There are more than thirty community garden clubs working sixty-some sites in Edmonton, resident Jennifer Cockrall-King told me (author of the brilliant overview of urban agriculture in North America and Europe Food and the City). The Edmonton Horticultural Society celebrated its centennial a few years ago. Urban farming went out of fashion a few decades ago, seen as an immigrant activity, the past-time of Polish, Ukrainian and Italian grandparents who spoke little English and didn't fit in. "Now it's a hipster DIY activity." said Cockrall-King. "Now we take tours through Polish neighbourhoods and ooh and ahh that they manage to grow plums and pears in the city."
A view in a back alley: on one side, an auto body shop. On the other, a yoga studio.
The Alberta provincial government sits in Edmonton. The fate of the tar sands are decided there. This, according to NASA's chief scientist James Hansen, is of world significance.

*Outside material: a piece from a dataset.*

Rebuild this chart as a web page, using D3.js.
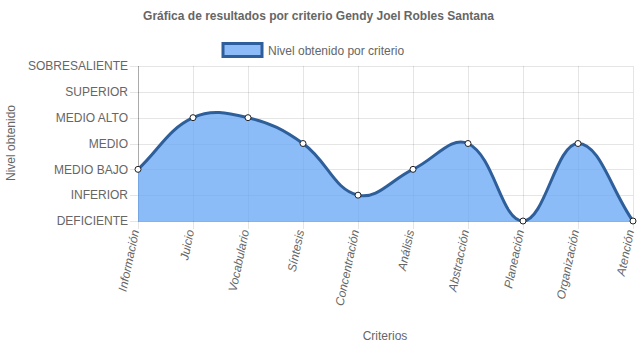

If there's a running theme through the articles, essays and blog posts I've written for this site, it's this exact dance between modern and postmodern currents. They aren't distinct and separate streams. The lines between them are blurry. Postmodernity springs from Modernity. The issues at play in Edmonton - gender politics - food - culture - our relationship with the environment - are issues being grappled with all over the Western world.
The tar sands provide a perfectly crystallized example. Every Albertan has a say in how the tar sands are managed. James Hansen said if they continue to be worked at the rate they are, in the way they are, it's game over for all of us. (He really did use the phrase "game over") There are safer and more environmentally responsible ways of working them, but that'd mean a bit less profit. And oil money's been saturating the province for years. Those twenty-something trades-guys are making their six figures building expensive houses and condos. Business is booming for everyone. How willing are Albertans to stem the flow even a little bit? How willing would any of us be?
So what'll happen?
Will we manage our resources in a way that brings short term prosperity to a few at the expense of everyone else?
Will Ozzy Osbourne keep buying bread made from locally grown organic grains? Will his fans?
Will drag queens be loved and hugged, taught about in schools and allowed to marry, or provided with rope?
My last night in Edmonton, the European dessert place was repairing their window. Army and Navy's wood had turned to glass. A three piece band (the Great North Blues Band) set up in their doorway - bass, drums and sax. Passers-by passed them by. I stopped and checked them out. They were pretty damn good. Unconventional. Jazzy blues. Unexpected in that time and place. They played originals. A few people stopped and listened. Before long, they danced. Bopped and twisted and wiggled and jived and shook their booty to the beat.
People passed. Cars drove by. Motorcycles roared. Drunks stumbled. The music continued. The dance went on. Two women danced together, even.
Army & Navy's windows behind the band remained unsmashed.